Тина вскользь взглянула на бумажки: вырезки из газет того времени.
– Где ты это откопала?
– В старой школе в Сорте. Судя по всему, какой-то учитель собирал те немногие сообщения, что публиковали в прессе о маки.
– А ты не знаешь, что это был за учитель? – Тина принялась жадно рассматривать вырезки.
– Нет. – И после короткой паузы: – Почему тебя так интересует… война?
– Потому что один учитель, будучи героем партизанского сопротивления, вошел в историю как оплот фашизма в нашей комарке. Мне хотелось бы восстановить справедливость…
– И для кого, по-твоему, это может представлять интерес?
– Для нашей общей памяти. – Она опустила взгляд, поскольку ей показалось, что произнесла это с излишней торжественностью. – Для его семьи. Для его дочери. Для меня.
– А ты что, знакома с его дочерью?
– Нет. Я даже не знаю, жива ли она.
– Да, прошло немало времени.
Ну как объяснить ей, что она внутренне содрогается от одной мысли о том, что люди совсем не такие, какими кажутся, будь то Ориол Фонтельес или Жорди? Или что ей гораздо проще иметь дело с Фонтельесом, чем с Жорди. Она сосредоточилась на Ориоле из трусости. Сколько трусов на таком крошечном пространстве, бог мой. Может быть, поделиться своими проблемами с Жоаной? Рассказать о Жорди? Или о визите к врачу? Или об Арнау?
– Думаю, на самом деле я делаю это для себя, – сказала она, как бы подытоживая свои рассуждения.
Жоана пристально взглянула ей в глаза, и Тина, поняв, что у нее дрожат руки, опустила их вместе с вырезками вниз, чтобы Жоана ничего не заметила.
– Что слышно об Арнау?
– Ничего. Говорит, что очень счастлив.
– Вы к нему не ездили?
– Нам не позволяют. Должно пройти какое-то время. Но мне кажется, я все же пренебрегу запретом.
Больше они ни о чем не говорили. Обе испытывали некоторую неловкость. Жоана дотронулась до ее плеча, словно говоря до свидания, и Тина осталась наедине со своим разочарованием в Арнау, моем сыночке, добровольно избравшем путь, против которого я столько боролась, прилагая все усилия, чтобы никто не мог навязать ему его. Мой сын, другая жизнь. Как и дочь Ориола, которая живет с убеждением, что ее отец – фашист, а это неправда.

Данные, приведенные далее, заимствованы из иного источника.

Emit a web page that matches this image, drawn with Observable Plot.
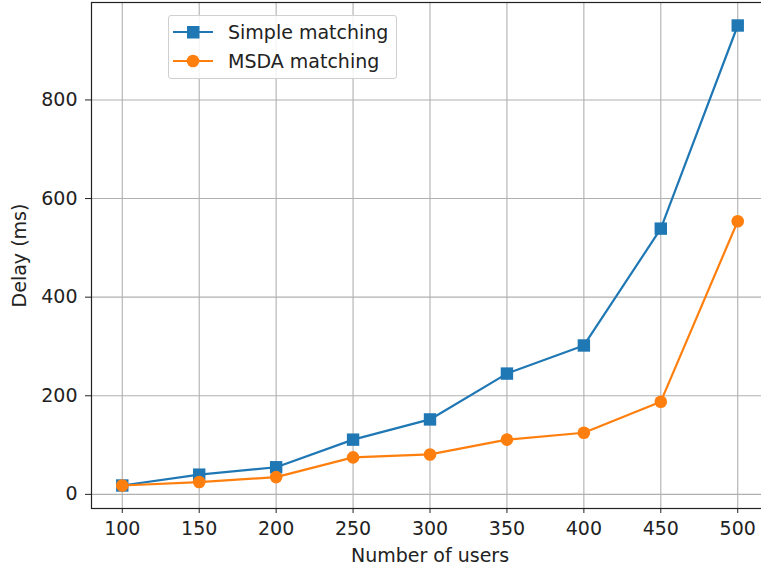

Она взглянула на вырезки. Просмотрела две или три. Серия из трех очень хороших, правда слегка пожелтевших фотографий, запечатлевших площадь Сант-Элой, а может быть, Главную площадь с памятником, надпись на котором трудно было разобрать. Она подошла поближе к свету, чтобы получше разглядеть снимок. Как гласила подпись под ним, это был простой, но весьма выразительный памятник погибшим, открытый в тысяча девятьсот сорок четвертом году и почти сразу же разрушенный взрывом заложенной под него бомбы. Фотография была сделана ровно пятьдесят семь лет пять месяцев и восемь дней тому назад, и за монументом можно было разглядеть фигуры какого-то рабочего и мальчика; мальчик смотрел на камень и выглядел насупленным. Шел дождь. На заднем плане расположилась, судя по всему, влюбленная парочка: юноша обнимал девушку за талию, и, возможно, они целовались. Еще там стояло несколько мужчин в белых пиджаках, напомнивших ей музыкантов оркестра «Платерия». Они разглядывали памятник и, вероятно, со знанием дела обменивались мнениями о нем. Еще несколько человек смотрели, по всей видимости, на фотографа (Перет из дома Молинер). Это был снимок, полный интересных деталей, которые, судя по всему, ускользнули от внимания фотографа, поскольку очевидно, что главным объектом фотографии был монумент. В момент, когда фотограф сделал второй снимок, с крупным планом памятника, уже без людей, оставалось всего три секунды до рокового взрыва бомбы, которому суждено убить фотокорреспондента. Маки убили Перета из дома Молинер, который всегда голосовал за левых республиканцев, пока в этом мире еще можно было голосовать.